Ishan Kishan, playing for Sunrisers Hyderabad against CSK at Chepauk on 18 May 2026, guided SRH to a five-wicket victory with a half-century in what had been an emotionally charged match. As the game concluded and the stadium fell silent, Kishan — still in his celebration — walked towards the crowd at one end of the ground and mimicked blowing a whistle, directly aping CSK's "Whistle Podu" fan identity. He then gestured for the stands to empty, signalling for fans to go home.
The celebration was picked up by multiple broadcast cameras. The clip spread rapidly. Whether Kishan intended it as affectionate banter, a crowd troll in the spirit of T20 theatre, or a genuine act of contempt for spectators who had, by his account, been directing sustained and hostile noise throughout the innings was the question that occupied social media and cricket commentary for the days that followed.

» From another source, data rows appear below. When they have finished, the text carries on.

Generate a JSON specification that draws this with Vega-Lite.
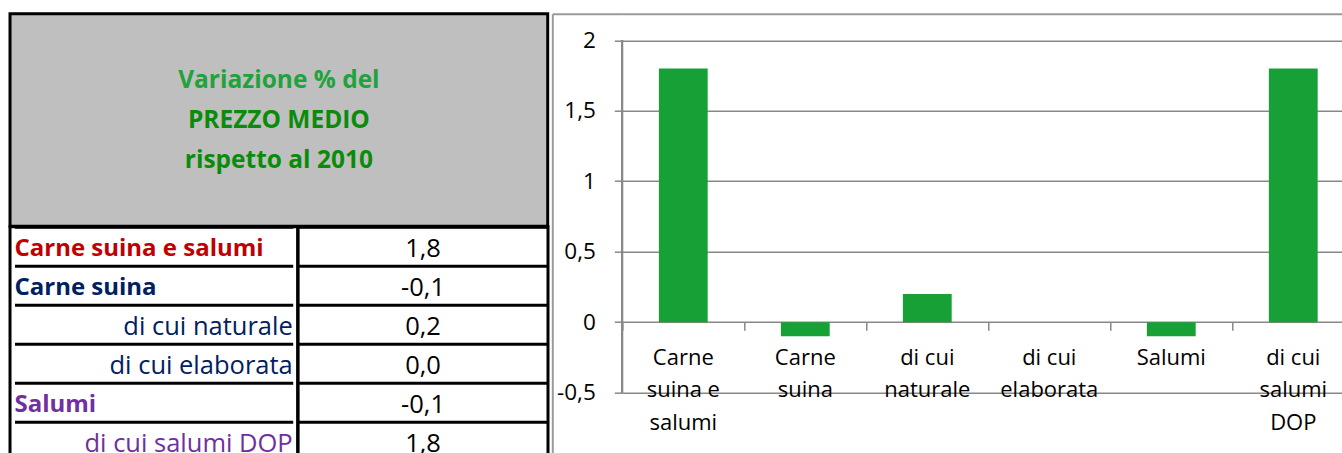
{
  "$schema": "https://vega.github.io/schema/vega-lite/v6.json",
  "padding": {"left": 8, "top": 11.7, "right": 0, "bottom": 0},
  "background": "white",
  "config": {
    "font": "Open Sans",
    "locale": {"number": {"decimal": ",", "thousands": ".", "grouping": [3], "currency": ["€", ""], "minus": "-"}},
    "view": {"stroke": null}
  },
  "datasets": {
    "righe": [
      {"voce": "Carne suina e salumi", "livello": "principale", "variazione": 1.8},
      {"voce": "Carne suina", "livello": "principale", "variazione": -0.1},
      {"voce": "di cui naturale", "livello": "dettaglio", "variazione": 0.2},
      {"voce": "di cui elaborata", "livello": "dettaglio", "variazione": 0.0},
      {"voce": "Salumi", "livello": "principale", "variazione": -0.1},
      {"voce": "di cui salumi DOP", "livello": "dettaglio", "variazione": 1.8}
    ],
    "titolo": [
      {"riga": 1, "testo": "Variazione % del"},
      {"riga": 2, "testo": "PREZZO MEDIO"},
      {"riga": 3, "testo": "rispetto al 2010"}
    ]
  },
  "spacing": 1.3,
  "resolve": {"scale": {"color": "independent"}},
  "hconcat": [
    {
      "bounds": "flush",
      "spacing": 0,
      "resolve": {"scale": {"color": "independent"}},
      "vconcat": [
        {
          "width": 537.7,
          "height": 212.6,
          "data": {"name": "titolo"},
          "view": {"fill": "#BFBFBF", "stroke": "black", "strokeWidth": 3},
          "mark": {"type": "text", "fontSize": 24.5, "fontWeight": "bold", "baseline": "middle", "align": "center"},
          "encoding": {
            "y": {"field": "riga", "type": "ordinal", "scale": {"type": "point", "padding": 0, "range": [67.8, 147.8]}, "axis": null},
            "text": {"field": "testo"},
            "color": {"field": "riga", "type": "nominal", "scale": {"domain": [1, 2, 3], "range": ["#22A23C", "#0A8C0A", "#0A8C0A"]}, "legend": null}
          }
        },
        {
          "bounds": "flush",
          "spacing": 0,
          "resolve": {"scale": {"color": "independent"}},
          "hconcat": [
            {
              "width": 287.7,
              "height": 234,
              "data": {"name": "righe"},
              "view": {"stroke": "black", "strokeWidth": 3},
              "encoding": {
                "y": {"field": "voce", "type": "nominal",
                  "scale": {"domain": ["Carne suina e salumi", "Carne suina", "di cui naturale", "di cui elaborata", "Salumi", "di cui salumi DOP"], "paddingInner": 0, "paddingOuter": 0},
                  "axis": {"title": null, "labels": false, "ticks": false, "domain": false, "grid": true, "gridColor": "black", "gridWidth": 3, "tickBand": "extent"}},
                "x": {"field": "livello", "type": "nominal", "scale": {"type": "point", "padding": 0, "domain": ["principale", "dettaglio"], "range": [4.5, 282.7]}, "axis": null},
                "color": {"field": "voce", "type": "nominal",
                  "scale": {"domain": ["Carne suina e salumi", "Carne suina", "di cui naturale", "di cui elaborata", "Salumi", "di cui salumi DOP"], "range": ["#C00000", "#002060", "#002060", "#002060", "#7030A0", "#7030A0"]},
                  "legend": null},
                "text": {"field": "voce"}
              },
              "layer": [
                {"transform": [{"filter": "datum.livello === 'principale'"}],
                 "mark": {"type": "text", "align": "left", "baseline": "middle", "fontWeight": "bold", "fontSize": 24, "dy": 3}},
                {"transform": [{"filter": "datum.livello === 'dettaglio'"}],
                 "mark": {"type": "text", "align": "right", "baseline": "middle", "fontSize": 25.5, "dy": 3}}
              ]
            },
            {
              "width": 250,
              "height": 234,
              "data": {"name": "righe"},
              "view": {"stroke": "black", "strokeWidth": 3},
              "mark": {"type": "text", "align": "center", "baseline": "middle", "fontSize": 25.5, "dy": 3, "color": "black"},
              "encoding": {
                "y": {"field": "voce", "type": "nominal",
                  "scale": {"domain": ["Carne suina e salumi", "Carne suina", "di cui naturale", "di cui elaborata", "Salumi", "di cui salumi DOP"], "paddingInner": 0, "paddingOuter": 0},
                  "axis": {"title": null, "labels": false, "ticks": false, "domain": false, "grid": true, "gridColor": "black", "gridWidth": 3, "tickBand": "extent"}},
                "text": {"field": "variazione", "type": "quantitative", "format": ".1f"}
              }
            }
          ]
        }
      ]
    },
    {
      "width": 732,
      "height": 440,
      "data": {"name": "righe"},
      "encoding": {
        "x": {"field": "voce", "type": "nominal", "sort": null,
          "scale": {"domain": ["Carne suina e salumi", "Carne suina", "di cui naturale", "di cui elaborata", "Salumi", "di cui salumi DOP"], "paddingInner": 0, "paddingOuter": 0},
          "axis": {"title": null, "domain": false, "grid": false, "ticks": true, "bandPosition": 0, "tickSize": 8, "tickColor": "#888888", "tickWidth": 1.5,
            "offset": -131.5, "labelFontSize": 22, "labelColor": "black", "labelPadding": 17, "labelLineHeight": 32.5, "labelAngle": 0,
            "labelOverlap": false, "labelBound": false, "labelFlush": false,
            "labelExpr": "({'Carne suina e salumi': ['Carne', 'suina e', 'salumi'], 'Carne suina': ['Carne', 'suina'], 'di cui naturale': ['di cui', 'naturale'], 'di cui elaborata': ['di cui', 'elaborata'], 'Salumi': 'Salumi', 'di cui salumi DOP': ['di cui', 'salumi', 'DOP']})[datum.label]"}}
      },
      "layer": [
        {
          "mark": {"type": "bar", "color": "#16A035", "width": {"band": 0.4}},
          "encoding": {
            "y": {"field": "variazione", "type": "quantitative",
              "scale": {"domain": [-0.933, 2.188], "nice": false},
              "axis": {"orient": "left", "title": null, "values": [-0.5, 0, 0.5, 1, 1.5, 2], "domain": false, "grid": true, "gridColor": "#888888", "gridWidth": 1.5,
                "ticks": true, "tickSize": 8, "tickColor": "#888888", "tickWidth": 1.5, "labelFontSize": 22.5, "labelColor": "black", "labelPadding": 19,
                "labelExpr": "replace(toString(datum.value), '.', ',')"}}
          }
        },
        {
          "mark": {"type": "rule", "color": "#888888", "strokeWidth": 1.5},
          "encoding": {
            "x": {"datum": "Carne suina e salumi", "bandPosition": 0},
            "y": {"datum": -0.5, "type": "quantitative",
              "axis": {"orient": "left", "offset": 70, "title": null, "labels": false, "values": [2.188], "grid": true, "gridColor": "#9A9A9A", "gridWidth": 2,
                "domain": true, "domainColor": "#9A9A9A", "domainWidth": 2, "ticks": true, "tickSize": -70, "tickColor": "#9A9A9A", "tickWidth": 2}},
            "y2": {"datum": 2}
          }
        }
      ],
      "resolve": {"axis": {"y": "independent"}}
    }
  ]
}
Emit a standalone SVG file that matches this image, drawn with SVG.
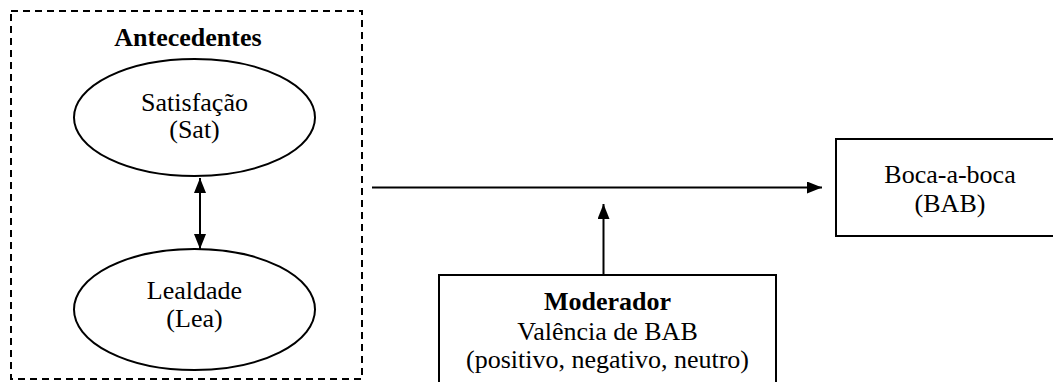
<svg xmlns="http://www.w3.org/2000/svg" width="1053" height="382" viewBox="0 0 1053 382">
<defs>
<style>
.t{font-family:"Liberation Serif","Times New Roman",serif;font-size:26px;fill:#000;text-anchor:middle}
.b{font-weight:bold}
.s{fill:#fff;stroke:#000;stroke-width:2}
.c{stroke:#000;stroke-width:2;fill:none}
</style>
<marker id="ah" viewBox="0 0 15 12" refX="15" refY="6" markerWidth="15" markerHeight="12" markerUnits="userSpaceOnUse" orient="auto-start-reverse">
<path d="M0,0 L15,6 L0,12 Z" fill="#000"/>
</marker>
</defs>
<rect width="1053" height="382" fill="#fff"/>
<g id="antecedentes">
<rect x="11" y="11" width="351" height="368" fill="none" stroke="#000" stroke-width="2" stroke-dasharray="7,5"/>
<text class="t b" x="188" y="46">Antecedentes</text>
</g>
<g id="sat">
<ellipse class="s" cx="194.5" cy="117.5" rx="120.5" ry="58.5"/>
<text class="t" x="194.5" y="111">Satisfação</text>
<text class="t" x="194.5" y="138">(Sat)</text>
</g>
<g id="lea">
<ellipse class="s" cx="194.5" cy="309.5" rx="120.5" ry="60.5"/>
<text class="t" x="194.5" y="299">Lealdade</text>
<text class="t" x="194.5" y="327">(Lea)</text>
</g>
<g id="bab">
<rect class="s" x="836" y="139" width="230" height="97"/>
<text class="t" x="950" y="183">Boca-a-boca</text>
<text class="t" x="950" y="212">(BAB)</text>
</g>
<g id="moderador">
<rect class="s" x="439" y="275" width="337" height="120"/>
<text class="t b" x="607.5" y="310">Moderador</text>
<text class="t" x="607.5" y="340">Valência de BAB</text>
<text class="t" x="607.5" y="368">(positivo, negativo, neutro)</text>
</g>
<g id="connectors">
<line class="c" x1="200" y1="178" x2="200" y2="249" marker-start="url(#ah)" marker-end="url(#ah)"/>
<line class="c" x1="372" y1="187.5" x2="822" y2="187.5" marker-end="url(#ah)"/>
<line class="c" x1="603.5" y1="275" x2="603.5" y2="204" marker-end="url(#ah)"/>
</g>
</svg>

The reaction from the commentary world was divided almost exactly along the lines of the underlying question. Ravichandran Ashwin — himself a Chennai native and a deeply embedded part of CSK's cultural identity — said that Kishan "should have controlled his emotions" and that the gesture was unnecessary given the hostile crowd dynamic. Ashwin acknowledged that the Chepauk crowd can be hard on visiting players, but argued that responding publicly by taunting fans crossed a line that players should observe. Former India captain Sunil Gavaskar came to Kishan's defence, stating that players are human beings who process the emotion of crowd hostility, and that it was unreasonable to expect a young cricketer to absorb an entire innings of abuse and then behave neutrally at the final whistle.
The IPL's Code of Conduct does not explicitly address player-to-crowd gestures in the same way it addresses player-to-player conduct. Celebratory gestures directed at crowds — including aggressive send-offs, finger-pointing, and mock-taunts of fan traditions — fall into a grey area. The IPL took no formal action against Kishan, apparently determining that the gesture did not rise to the level of a chargeable offence under the existing provisions.